* WHAT THE TASK ASKS *
Make an exact transcription of the material, leaving out all images.

===

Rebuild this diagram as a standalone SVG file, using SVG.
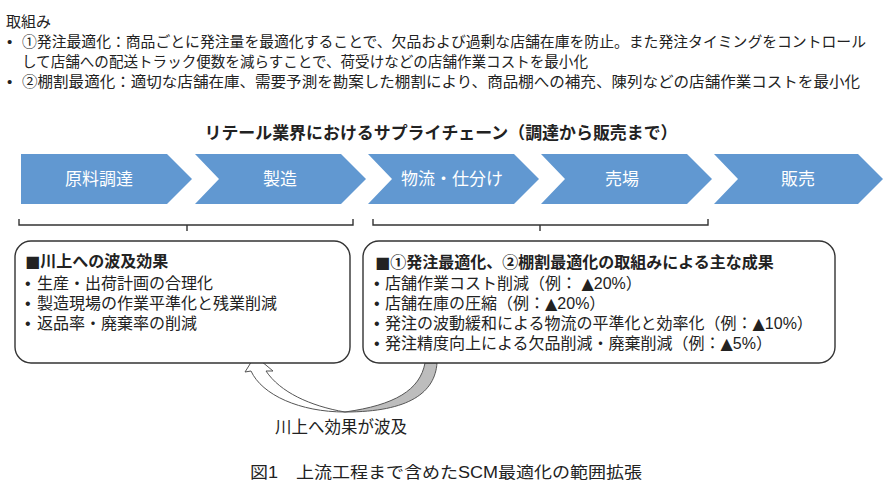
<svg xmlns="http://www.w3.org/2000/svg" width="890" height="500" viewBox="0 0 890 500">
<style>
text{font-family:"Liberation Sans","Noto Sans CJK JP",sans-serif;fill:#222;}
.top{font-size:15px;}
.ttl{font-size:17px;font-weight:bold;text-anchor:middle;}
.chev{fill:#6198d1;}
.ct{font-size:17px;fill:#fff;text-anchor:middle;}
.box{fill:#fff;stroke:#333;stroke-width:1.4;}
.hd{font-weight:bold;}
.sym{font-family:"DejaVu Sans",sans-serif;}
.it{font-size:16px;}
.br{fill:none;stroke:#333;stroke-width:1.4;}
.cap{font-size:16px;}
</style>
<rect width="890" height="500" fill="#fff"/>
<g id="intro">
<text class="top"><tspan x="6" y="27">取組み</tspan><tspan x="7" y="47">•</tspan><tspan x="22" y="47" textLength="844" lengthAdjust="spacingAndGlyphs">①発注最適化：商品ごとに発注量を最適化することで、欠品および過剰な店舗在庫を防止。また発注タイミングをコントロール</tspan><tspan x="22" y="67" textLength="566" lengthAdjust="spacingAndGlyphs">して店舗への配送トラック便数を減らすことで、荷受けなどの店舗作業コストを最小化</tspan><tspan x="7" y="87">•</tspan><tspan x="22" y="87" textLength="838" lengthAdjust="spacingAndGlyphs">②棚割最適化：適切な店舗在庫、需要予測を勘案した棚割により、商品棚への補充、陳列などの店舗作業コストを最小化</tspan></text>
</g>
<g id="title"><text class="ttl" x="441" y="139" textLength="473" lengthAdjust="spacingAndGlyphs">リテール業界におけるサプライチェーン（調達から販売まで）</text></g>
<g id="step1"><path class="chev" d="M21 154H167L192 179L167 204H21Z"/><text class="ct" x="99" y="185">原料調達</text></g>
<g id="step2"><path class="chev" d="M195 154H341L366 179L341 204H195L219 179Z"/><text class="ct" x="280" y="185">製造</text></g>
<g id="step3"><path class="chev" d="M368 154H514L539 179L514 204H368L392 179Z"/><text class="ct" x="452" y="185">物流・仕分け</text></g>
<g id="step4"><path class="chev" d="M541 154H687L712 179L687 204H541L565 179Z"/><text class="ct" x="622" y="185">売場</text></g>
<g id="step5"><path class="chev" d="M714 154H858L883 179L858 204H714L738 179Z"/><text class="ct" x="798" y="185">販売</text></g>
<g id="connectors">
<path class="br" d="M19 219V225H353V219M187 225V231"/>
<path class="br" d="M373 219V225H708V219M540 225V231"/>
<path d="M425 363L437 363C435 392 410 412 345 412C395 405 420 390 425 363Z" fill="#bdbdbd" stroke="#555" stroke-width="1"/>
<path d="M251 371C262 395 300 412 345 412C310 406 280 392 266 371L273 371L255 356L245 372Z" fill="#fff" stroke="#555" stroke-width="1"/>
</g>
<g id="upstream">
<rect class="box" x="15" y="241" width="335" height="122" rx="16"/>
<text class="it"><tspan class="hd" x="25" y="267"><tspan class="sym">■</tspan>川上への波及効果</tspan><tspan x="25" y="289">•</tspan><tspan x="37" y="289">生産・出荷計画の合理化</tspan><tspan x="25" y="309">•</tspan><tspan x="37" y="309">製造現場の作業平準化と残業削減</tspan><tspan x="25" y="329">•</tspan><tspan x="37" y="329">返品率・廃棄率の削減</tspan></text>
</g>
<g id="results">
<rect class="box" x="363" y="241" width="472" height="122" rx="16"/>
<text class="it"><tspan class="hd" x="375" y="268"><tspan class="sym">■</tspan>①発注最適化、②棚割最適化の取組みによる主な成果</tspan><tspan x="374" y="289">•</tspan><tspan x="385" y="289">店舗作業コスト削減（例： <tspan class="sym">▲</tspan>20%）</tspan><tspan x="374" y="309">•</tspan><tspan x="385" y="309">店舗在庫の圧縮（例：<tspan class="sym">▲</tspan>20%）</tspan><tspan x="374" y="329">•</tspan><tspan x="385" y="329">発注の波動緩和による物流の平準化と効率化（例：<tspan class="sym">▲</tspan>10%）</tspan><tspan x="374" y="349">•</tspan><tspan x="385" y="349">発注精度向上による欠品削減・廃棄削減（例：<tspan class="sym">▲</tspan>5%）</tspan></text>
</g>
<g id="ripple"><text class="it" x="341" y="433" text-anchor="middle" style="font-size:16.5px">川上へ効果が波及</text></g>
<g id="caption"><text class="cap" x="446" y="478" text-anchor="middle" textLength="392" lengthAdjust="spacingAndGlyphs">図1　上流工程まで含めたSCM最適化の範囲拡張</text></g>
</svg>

===

* ANSWER BELOW *
Rebuild this diagram as a standalone SVG file, using SVG.
<svg xmlns="http://www.w3.org/2000/svg" width="890" height="500" viewBox="0 0 890 500">
<style>
text{font-family:"Liberation Sans","Noto Sans CJK JP",sans-serif;fill:#222;}
.top{font-size:15px;}
.ttl{font-size:17px;font-weight:bold;text-anchor:middle;}
.chev{fill:#6198d1;}
.ct{font-size:17px;fill:#fff;text-anchor:middle;}
.box{fill:#fff;stroke:#333;stroke-width:1.4;}
.hd{font-weight:bold;}
.sym{font-family:"DejaVu Sans",sans-serif;}
.it{font-size:16px;}
.br{fill:none;stroke:#333;stroke-width:1.4;}
.cap{font-size:16px;}
</style>
<rect width="890" height="500" fill="#fff"/>
<g id="intro">
<text class="top"><tspan x="6" y="27">取組み</tspan><tspan x="7" y="47">•</tspan><tspan x="22" y="47" textLength="844" lengthAdjust="spacingAndGlyphs">①発注最適化：商品ごとに発注量を最適化することで、欠品および過剰な店舗在庫を防止。また発注タイミングをコントロール</tspan><tspan x="22" y="67" textLength="566" lengthAdjust="spacingAndGlyphs">して店舗への配送トラック便数を減らすことで、荷受けなどの店舗作業コストを最小化</tspan><tspan x="7" y="87">•</tspan><tspan x="22" y="87" textLength="838" lengthAdjust="spacingAndGlyphs">②棚割最適化：適切な店舗在庫、需要予測を勘案した棚割により、商品棚への補充、陳列などの店舗作業コストを最小化</tspan></text>
</g>
<g id="title"><text class="ttl" x="441" y="139" textLength="473" lengthAdjust="spacingAndGlyphs">リテール業界におけるサプライチェーン（調達から販売まで）</text></g>
<g id="step1"><path class="chev" d="M21 154H167L192 179L167 204H21Z"/><text class="ct" x="99" y="185">原料調達</text></g>
<g id="step2"><path class="chev" d="M195 154H341L366 179L341 204H195L219 179Z"/><text class="ct" x="280" y="185">製造</text></g>
<g id="step3"><path class="chev" d="M368 154H514L539 179L514 204H368L392 179Z"/><text class="ct" x="452" y="185">物流・仕分け</text></g>
<g id="step4"><path class="chev" d="M541 154H687L712 179L687 204H541L565 179Z"/><text class="ct" x="622" y="185">売場</text></g>
<g id="step5"><path class="chev" d="M714 154H858L883 179L858 204H714L738 179Z"/><text class="ct" x="798" y="185">販売</text></g>
<g id="connectors">
<path class="br" d="M19 219V225H353V219M187 225V231"/>
<path class="br" d="M373 219V225H708V219M540 225V231"/>
<path d="M425 363L437 363C435 392 410 412 345 412C395 405 420 390 425 363Z" fill="#bdbdbd" stroke="#555" stroke-width="1"/>
<path d="M251 371C262 395 300 412 345 412C310 406 280 392 266 371L273 371L255 356L245 372Z" fill="#fff" stroke="#555" stroke-width="1"/>
</g>
<g id="upstream">
<rect class="box" x="15" y="241" width="335" height="122" rx="16"/>
<text class="it"><tspan class="hd" x="25" y="267"><tspan class="sym">■</tspan>川上への波及効果</tspan><tspan x="25" y="289">•</tspan><tspan x="37" y="289">生産・出荷計画の合理化</tspan><tspan x="25" y="309">•</tspan><tspan x="37" y="309">製造現場の作業平準化と残業削減</tspan><tspan x="25" y="329">•</tspan><tspan x="37" y="329">返品率・廃棄率の削減</tspan></text>
</g>
<g id="results">
<rect class="box" x="363" y="241" width="472" height="122" rx="16"/>
<text class="it"><tspan class="hd" x="375" y="268"><tspan class="sym">■</tspan>①発注最適化、②棚割最適化の取組みによる主な成果</tspan><tspan x="374" y="289">•</tspan><tspan x="385" y="289">店舗作業コスト削減（例： <tspan class="sym">▲</tspan>20%）</tspan><tspan x="374" y="309">•</tspan><tspan x="385" y="309">店舗在庫の圧縮（例：<tspan class="sym">▲</tspan>20%）</tspan><tspan x="374" y="329">•</tspan><tspan x="385" y="329">発注の波動緩和による物流の平準化と効率化（例：<tspan class="sym">▲</tspan>10%）</tspan><tspan x="374" y="349">•</tspan><tspan x="385" y="349">発注精度向上による欠品削減・廃棄削減（例：<tspan class="sym">▲</tspan>5%）</tspan></text>
</g>
<g id="ripple"><text class="it" x="341" y="433" text-anchor="middle" style="font-size:16.5px">川上へ効果が波及</text></g>
<g id="caption"><text class="cap" x="446" y="478" text-anchor="middle" textLength="392" lengthAdjust="spacingAndGlyphs">図1　上流工程まで含めたSCM最適化の範囲拡張</text></g>
</svg>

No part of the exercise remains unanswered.